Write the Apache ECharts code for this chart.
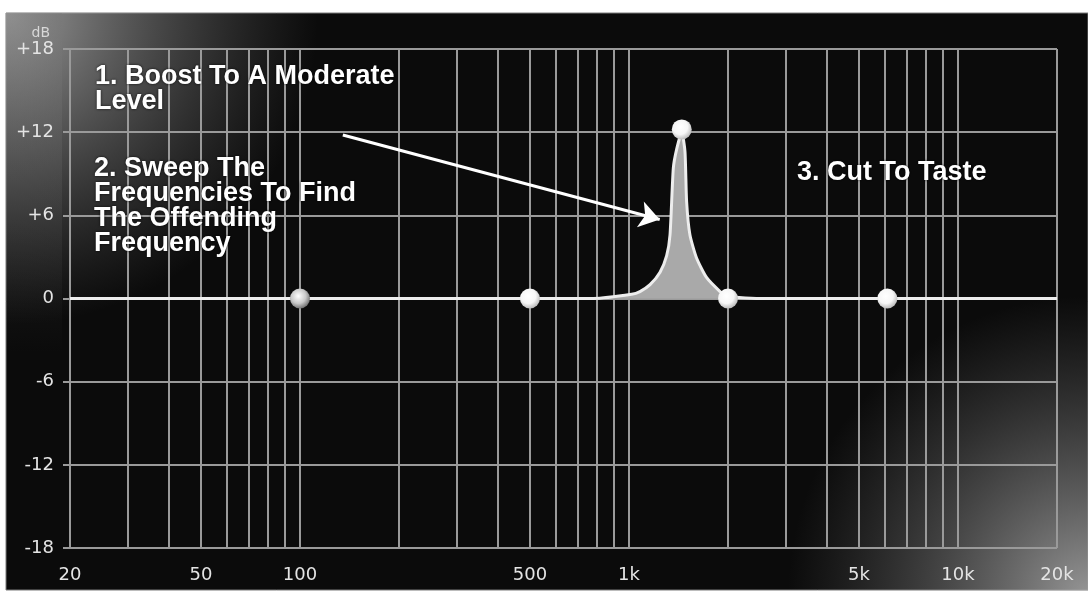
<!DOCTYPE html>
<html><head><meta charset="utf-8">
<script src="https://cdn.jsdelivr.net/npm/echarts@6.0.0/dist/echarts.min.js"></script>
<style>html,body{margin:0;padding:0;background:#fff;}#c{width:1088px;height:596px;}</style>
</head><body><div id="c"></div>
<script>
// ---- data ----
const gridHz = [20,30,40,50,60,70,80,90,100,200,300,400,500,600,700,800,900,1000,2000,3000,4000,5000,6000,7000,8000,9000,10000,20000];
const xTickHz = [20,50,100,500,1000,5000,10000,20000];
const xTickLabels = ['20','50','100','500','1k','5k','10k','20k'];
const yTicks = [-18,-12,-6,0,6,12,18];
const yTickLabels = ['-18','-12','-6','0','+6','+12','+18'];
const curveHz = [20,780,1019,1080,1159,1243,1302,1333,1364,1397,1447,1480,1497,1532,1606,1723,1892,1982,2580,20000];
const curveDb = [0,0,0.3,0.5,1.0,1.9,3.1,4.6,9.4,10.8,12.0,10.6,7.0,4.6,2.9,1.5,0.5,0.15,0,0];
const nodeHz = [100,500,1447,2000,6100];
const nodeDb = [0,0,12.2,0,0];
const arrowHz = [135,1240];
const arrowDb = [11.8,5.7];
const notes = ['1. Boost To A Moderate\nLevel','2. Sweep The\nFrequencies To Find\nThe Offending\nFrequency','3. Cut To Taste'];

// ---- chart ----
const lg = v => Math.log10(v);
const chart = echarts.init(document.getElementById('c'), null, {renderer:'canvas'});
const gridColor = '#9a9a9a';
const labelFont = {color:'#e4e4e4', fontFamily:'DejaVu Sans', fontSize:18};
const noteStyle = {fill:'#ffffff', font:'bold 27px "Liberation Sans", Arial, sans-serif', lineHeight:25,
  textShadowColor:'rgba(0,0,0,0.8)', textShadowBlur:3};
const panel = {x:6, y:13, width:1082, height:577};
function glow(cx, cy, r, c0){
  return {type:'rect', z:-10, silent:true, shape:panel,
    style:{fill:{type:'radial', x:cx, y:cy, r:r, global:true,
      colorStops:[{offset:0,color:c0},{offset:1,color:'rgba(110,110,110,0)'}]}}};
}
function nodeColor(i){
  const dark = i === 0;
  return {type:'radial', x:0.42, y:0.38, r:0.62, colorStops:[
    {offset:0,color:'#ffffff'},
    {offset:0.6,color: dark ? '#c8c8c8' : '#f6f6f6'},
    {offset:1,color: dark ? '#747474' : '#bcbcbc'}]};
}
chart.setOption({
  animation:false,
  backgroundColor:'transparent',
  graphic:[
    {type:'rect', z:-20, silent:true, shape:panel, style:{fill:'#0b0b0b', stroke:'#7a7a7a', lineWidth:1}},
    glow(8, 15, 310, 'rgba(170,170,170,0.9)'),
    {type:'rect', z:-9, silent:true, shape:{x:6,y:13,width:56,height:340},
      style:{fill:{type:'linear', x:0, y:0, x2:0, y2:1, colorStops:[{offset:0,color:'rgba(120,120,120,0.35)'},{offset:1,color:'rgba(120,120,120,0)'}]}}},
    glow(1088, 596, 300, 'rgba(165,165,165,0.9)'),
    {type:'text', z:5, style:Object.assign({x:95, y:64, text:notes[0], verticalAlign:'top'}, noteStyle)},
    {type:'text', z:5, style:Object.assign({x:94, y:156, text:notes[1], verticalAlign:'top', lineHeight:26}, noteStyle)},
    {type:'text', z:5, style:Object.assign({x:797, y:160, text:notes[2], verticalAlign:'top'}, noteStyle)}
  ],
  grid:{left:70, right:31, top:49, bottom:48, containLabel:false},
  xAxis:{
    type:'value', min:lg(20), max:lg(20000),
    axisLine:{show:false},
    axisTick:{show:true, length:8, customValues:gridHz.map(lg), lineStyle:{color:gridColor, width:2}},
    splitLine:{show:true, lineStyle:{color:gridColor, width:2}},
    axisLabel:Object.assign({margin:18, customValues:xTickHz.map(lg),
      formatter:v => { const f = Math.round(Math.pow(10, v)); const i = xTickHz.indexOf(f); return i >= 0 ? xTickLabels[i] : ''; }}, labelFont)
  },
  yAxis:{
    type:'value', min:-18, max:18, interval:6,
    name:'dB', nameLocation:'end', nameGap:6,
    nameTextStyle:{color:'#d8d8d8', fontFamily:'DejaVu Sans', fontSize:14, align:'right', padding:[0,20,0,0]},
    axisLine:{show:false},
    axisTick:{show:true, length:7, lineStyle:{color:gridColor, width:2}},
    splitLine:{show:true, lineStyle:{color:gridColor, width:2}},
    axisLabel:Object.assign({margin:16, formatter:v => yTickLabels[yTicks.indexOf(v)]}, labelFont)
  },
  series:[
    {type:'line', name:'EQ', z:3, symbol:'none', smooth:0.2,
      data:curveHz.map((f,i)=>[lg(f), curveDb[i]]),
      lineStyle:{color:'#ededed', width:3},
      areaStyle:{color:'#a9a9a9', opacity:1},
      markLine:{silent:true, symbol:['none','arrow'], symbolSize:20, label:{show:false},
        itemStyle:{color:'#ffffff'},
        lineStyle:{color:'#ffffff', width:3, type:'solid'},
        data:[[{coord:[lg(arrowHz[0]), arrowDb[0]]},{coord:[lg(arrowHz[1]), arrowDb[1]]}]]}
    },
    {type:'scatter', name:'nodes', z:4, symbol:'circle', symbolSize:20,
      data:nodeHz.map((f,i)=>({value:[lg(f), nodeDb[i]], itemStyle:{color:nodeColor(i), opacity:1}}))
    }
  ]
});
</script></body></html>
....
* **Your instructions**: Return the material exactly as given, apart from the pictures.

* **Correct response**:
Write the Apache ECharts code for this chart.
<!DOCTYPE html>
<html><head><meta charset="utf-8">
<script src="https://cdn.jsdelivr.net/npm/echarts@6.0.0/dist/echarts.min.js"></script>
<style>html,body{margin:0;padding:0;background:#fff;}#c{width:1088px;height:596px;}</style>
</head><body><div id="c"></div>
<script>
// ---- data ----
const gridHz = [20,30,40,50,60,70,80,90,100,200,300,400,500,600,700,800,900,1000,2000,3000,4000,5000,6000,7000,8000,9000,10000,20000];
const xTickHz = [20,50,100,500,1000,5000,10000,20000];
const xTickLabels = ['20','50','100','500','1k','5k','10k','20k'];
const yTicks = [-18,-12,-6,0,6,12,18];
const yTickLabels = ['-18','-12','-6','0','+6','+12','+18'];
const curveHz = [20,780,1019,1080,1159,1243,1302,1333,1364,1397,1447,1480,1497,1532,1606,1723,1892,1982,2580,20000];
const curveDb = [0,0,0.3,0.5,1.0,1.9,3.1,4.6,9.4,10.8,12.0,10.6,7.0,4.6,2.9,1.5,0.5,0.15,0,0];
const nodeHz = [100,500,1447,2000,6100];
const nodeDb = [0,0,12.2,0,0];
const arrowHz = [135,1240];
const arrowDb = [11.8,5.7];
const notes = ['1. Boost To A Moderate\nLevel','2. Sweep The\nFrequencies To Find\nThe Offending\nFrequency','3. Cut To Taste'];

// ---- chart ----
const lg = v => Math.log10(v);
const chart = echarts.init(document.getElementById('c'), null, {renderer:'canvas'});
const gridColor = '#9a9a9a';
const labelFont = {color:'#e4e4e4', fontFamily:'DejaVu Sans', fontSize:18};
const noteStyle = {fill:'#ffffff', font:'bold 27px "Liberation Sans", Arial, sans-serif', lineHeight:25,
  textShadowColor:'rgba(0,0,0,0.8)', textShadowBlur:3};
const panel = {x:6, y:13, width:1082, height:577};
function glow(cx, cy, r, c0){
  return {type:'rect', z:-10, silent:true, shape:panel,
    style:{fill:{type:'radial', x:cx, y:cy, r:r, global:true,
      colorStops:[{offset:0,color:c0},{offset:1,color:'rgba(110,110,110,0)'}]}}};
}
function nodeColor(i){
  const dark = i === 0;
  return {type:'radial', x:0.42, y:0.38, r:0.62, colorStops:[
    {offset:0,color:'#ffffff'},
    {offset:0.6,color: dark ? '#c8c8c8' : '#f6f6f6'},
    {offset:1,color: dark ? '#747474' : '#bcbcbc'}]};
}
chart.setOption({
  animation:false,
  backgroundColor:'transparent',
  graphic:[
    {type:'rect', z:-20, silent:true, shape:panel, style:{fill:'#0b0b0b', stroke:'#7a7a7a', lineWidth:1}},
    glow(8, 15, 310, 'rgba(170,170,170,0.9)'),
    {type:'rect', z:-9, silent:true, shape:{x:6,y:13,width:56,height:340},
      style:{fill:{type:'linear', x:0, y:0, x2:0, y2:1, colorStops:[{offset:0,color:'rgba(120,120,120,0.35)'},{offset:1,color:'rgba(120,120,120,0)'}]}}},
    glow(1088, 596, 300, 'rgba(165,165,165,0.9)'),
    {type:'text', z:5, style:Object.assign({x:95, y:64, text:notes[0], verticalAlign:'top'}, noteStyle)},
    {type:'text', z:5, style:Object.assign({x:94, y:156, text:notes[1], verticalAlign:'top', lineHeight:26}, noteStyle)},
    {type:'text', z:5, style:Object.assign({x:797, y:160, text:notes[2], verticalAlign:'top'}, noteStyle)}
  ],
  grid:{left:70, right:31, top:49, bottom:48, containLabel:false},
  xAxis:{
    type:'value', min:lg(20), max:lg(20000),
    axisLine:{show:false},
    axisTick:{show:true, length:8, customValues:gridHz.map(lg), lineStyle:{color:gridColor, width:2}},
    splitLine:{show:true, lineStyle:{color:gridColor, width:2}},
    axisLabel:Object.assign({margin:18, customValues:xTickHz.map(lg),
      formatter:v => { const f = Math.round(Math.pow(10, v)); const i = xTickHz.indexOf(f); return i >= 0 ? xTickLabels[i] : ''; }}, labelFont)
  },
  yAxis:{
    type:'value', min:-18, max:18, interval:6,
    name:'dB', nameLocation:'end', nameGap:6,
    nameTextStyle:{color:'#d8d8d8', fontFamily:'DejaVu Sans', fontSize:14, align:'right', padding:[0,20,0,0]},
    axisLine:{show:false},
    axisTick:{show:true, length:7, lineStyle:{color:gridColor, width:2}},
    splitLine:{show:true, lineStyle:{color:gridColor, width:2}},
    axisLabel:Object.assign({margin:16, formatter:v => yTickLabels[yTicks.indexOf(v)]}, labelFont)
  },
  series:[
    {type:'line', name:'EQ', z:3, symbol:'none', smooth:0.2,
      data:curveHz.map((f,i)=>[lg(f), curveDb[i]]),
      lineStyle:{color:'#ededed', width:3},
      areaStyle:{color:'#a9a9a9', opacity:1},
      markLine:{silent:true, symbol:['none','arrow'], symbolSize:20, label:{show:false},
        itemStyle:{color:'#ffffff'},
        lineStyle:{color:'#ffffff', width:3, type:'solid'},
        data:[[{coord:[lg(arrowHz[0]), arrowDb[0]]},{coord:[lg(arrowHz[1]), arrowDb[1]]}]]}
    },
    {type:'scatter', name:'nodes', z:4, symbol:'circle', symbolSize:20,
      data:nodeHz.map((f,i)=>({value:[lg(f), nodeDb[i]], itemStyle:{color:nodeColor(i), opacity:1}}))
    }
  ]
});
</script></body></html>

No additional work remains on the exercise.